1) Is this a correct distribution?
Yes. An expression for a Dirac delta "function", such as $$f(x) = \delta(x-\tau)=\begin{cases}\infty, & x=\tau\\ 0, & \text{elsewhere.}\end{cases}$$ does not define a probability density function, but is a common abuse of notation serving to specify that the random variable $X$ has a probability distribution defined by the Dirac probability measure $\delta_\tau,$ which puts all the probability mass on the constant $\tau$; i.e., for any Borel subset $A\subseteq\mathbb{R},$ $$\delta_\tau(A)=\mathbb{1}_A(\tau)$$ and in particular $\delta_\tau(\{\tau\})=1$, so $X$ is said to be almost surely equal to the constant $\tau$ (i.e. $X\overset{\text{a.s.}}{=}\tau$). This is certainly a legitimate probability distribution, but it does not have a probability density function because the cumulative distribution function is not continous:
$$F(x)=P(X\le x)=\delta_\tau((-\infty,x]) = \begin{cases}0, &x<\tau\\1, &x\ge \tau\end{cases}$$
so the derivative of $F$ vanishes everywhere except at $x=\tau$, where it is undefined.

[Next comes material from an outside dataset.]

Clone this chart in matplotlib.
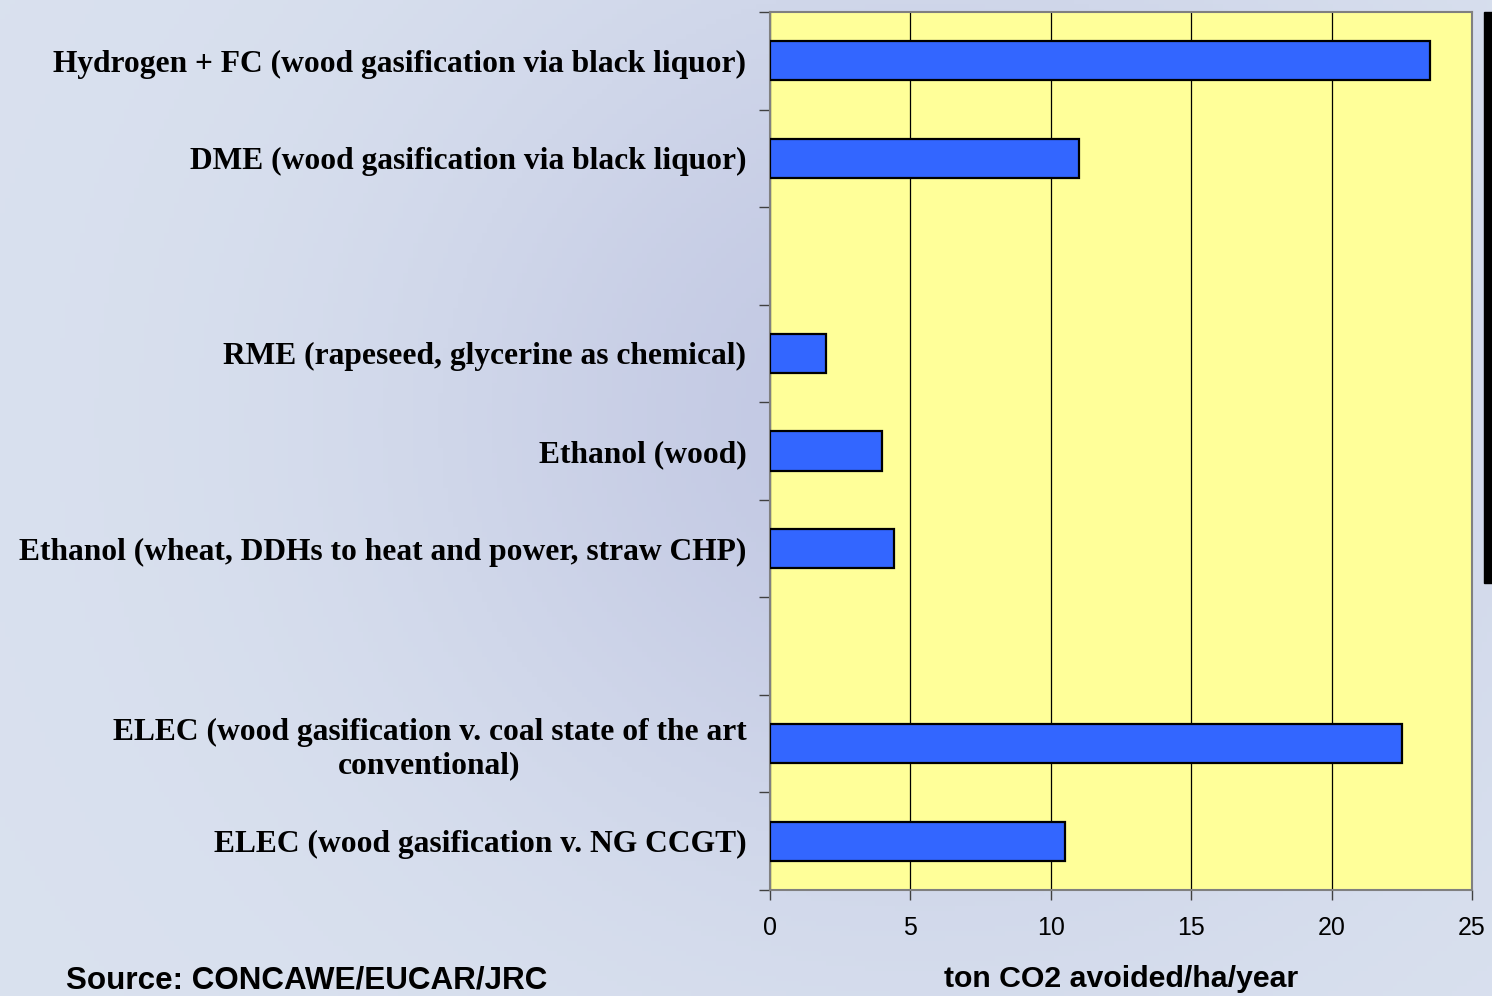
import matplotlib
matplotlib.use('Agg')
import matplotlib.pyplot as plt
import numpy as np
from matplotlib.patches import Rectangle

# Pathways, top to bottom; empty strings are spacer rows
categorias = [
    'Hydrogen + FC (wood gasification via black liquor)',
    'DME (wood gasification via black liquor)',
    '',
    'RME (rapeseed, glycerine as chemical)',
    'Ethanol (wood)',
    'Ethanol (wheat, DDHs to heat and power, straw CHP)',
    '',
    'ELEC (wood gasification v. coal state of the art\nconventional)',
    'ELEC (wood gasification v. NG CCGT)',
]
valores = [23.5, 11.0, np.nan, 2.0, 4.0, 4.4, np.nan, 22.5, 10.5]
xticks = [0, 5, 10, 15, 20, 25]

COR_BARRA = '#3366FF'
COR_FUNDO = '#FFFF99'

fig = plt.figure(figsize=(14.92, 9.96), dpi=100)

# soft bluish backdrop: lighter to the left and bottom, lavender in the middle
fundo = fig.add_axes([0, 0, 1, 1], zorder=-10)
gx, gy = np.meshgrid(np.linspace(0, 1, 300), np.linspace(0, 1, 200))
claro = np.array([222, 230, 241]) / 255
escuro = np.array([194, 200, 227]) / 255
t = np.exp(-((gx - 0.62) ** 2 / 0.12 + (gy - 0.42) ** 2 / 0.22))
t = np.clip(0.15 + 0.85 * t, 0, 1)
img = claro[None, None, :] * (1 - t[..., None]) + escuro[None, None, :] * t[..., None]
fundo.imshow(img, aspect='auto', extent=[0, 1, 0, 1], origin='upper')
fundo.axis('off')

ax = fig.add_axes([770 / 1492, 1 - 890 / 996, 702 / 1492, 878 / 996])
ax.set_facecolor(COR_FUNDO)

pos = np.arange(len(categorias))
mask = ~np.isnan(valores)
ax.barh(pos[mask], np.array(valores)[mask], height=0.4, color=COR_BARRA,
        edgecolor='black', linewidth=1.6, zorder=3)

ax.set_xlim(0, 25)
ax.set_ylim(len(categorias) - 0.5, -0.5)
ax.set_xticks(xticks)
ax.set_xticklabels([str(v) for v in xticks], fontsize=18, family='Liberation Sans')
ax.xaxis.grid(True, color='black', linewidth=0.9, zorder=1)

# tick marks between categories, labels at category centres
ax.set_yticks(np.arange(-0.5, len(categorias), 1.0))
ax.set_yticklabels([])
ax.set_yticks(pos, minor=True)
ax.set_yticklabels(categorias, minor=True, fontsize=22.7,
                   family='Liberation Serif', fontweight='bold')
ax.tick_params(axis='y', which='minor', length=0, pad=17)
ax.tick_params(axis='y', which='major', length=8, width=1, color='#404040')
ax.tick_params(axis='x', length=7, width=1, color='#404040', pad=12)
for lbl in ax.get_yticklabels(minor=True):
    lbl.set_multialignment('center')

for lado in ['left', 'right', 'top', 'bottom']:
    ax.spines[lado].set_color('#808080')
    ax.spines[lado].set_linewidth(1.5)

ax.set_xlabel('ton CO2 avoided/ha/year', fontsize=21.8, family='Liberation Sans',
              fontweight='bold', labelpad=18)

fig.text(66 / 1492, 1 - 980 / 996, 'Source: CONCAWE/EUCAR/JRC', fontsize=22.6,
         family='Liberation Sans', fontweight='bold', va='center', ha='left')

fig.patches.append(Rectangle((1484 / 1492, 1 - 583 / 996), 8 / 1492, 571 / 996,
                             transform=fig.transFigure, color='black'))

fig.savefig('out.png', dpi=100)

2) How do you integrate this?
Again, the expression $$\int_{0}^{\infty} e^{-\alpha x} f(x)\, \mathrm dx$$ is not to be taken literally, but rather as the Lebesgue integral suggested by $f(x)\,\mathrm dx\leftrightarrow \mathrm d\delta_\tau(x):$
$$\int_{0}^{\infty} e^{-\alpha x}\,\mathrm d\delta_\tau(x)=e^{-\alpha \tau},$$
where the RHS follows from the fact (proved, e.g. here) that for any $g:\mathcal{X}\rightarrow\mathbb{R}$ and $\tau\in\mathcal{X},$
$$\int_{\mathcal{X}} g(x)\,\mathrm d\delta_\tau(x)=g(\tau).$$
NB: A more elementary approach sometimes used (e.g. here) is to define, for any $g:\mathcal{X}\to\mathbb{R}$ with $\mathcal{X}$ a real interval, and $\tau\in\mathcal{X},$
$$\int_{\mathcal{X}} g(x)\,\delta(x-\tau)\,\mathrm dx\ ::=\ \lim_{\epsilon\to 0}\int_{\mathcal{X}} g(x)\, \delta_\epsilon(x-\tau) dx\quad\quad\text{}$$
where $\delta_\epsilon(x-\tau)$ is a rectangular density function of width $\epsilon$ centered on $x=\tau.$ (Note that as $\epsilon\to 0,$ the probability mass becomes more and more concentrated nearer and nearer to $x=\tau$, but $\delta_\epsilon(x-\tau)$ does not converge to a valid probability density function.) Now it can be shown (as at the above link) that if $g$ is continous, then
$$\int_{\mathcal{X}} g(x)\,\delta(x-\tau)\,\mathrm dx\ \ =\ g(\tau),$$
giving the same result as before.
Aside: It might be worth noting that the quantity $q$ is defined as the probability that the processor-lifetime $Y$ exceeds the task-lifetime $X$, $$q::=P(Y>X),$$
and it is an easily proved and highly intuitive theorem that for jointly distributed random variables $X$ and $Y$,
$$X\overset{\text{a.s.}}{=}\tau\ \implies\ P(Y>X)=P(Y>\tau).$$
Hence, we have immediately the result
$$q=P(Y>\tau)=e^{-\alpha\tau}$$
because the authors have evidently assumed that $Y$ has an exponential distribution with parameter $\alpha.$ (This assumption is the reason for the exponential term in the given integral.)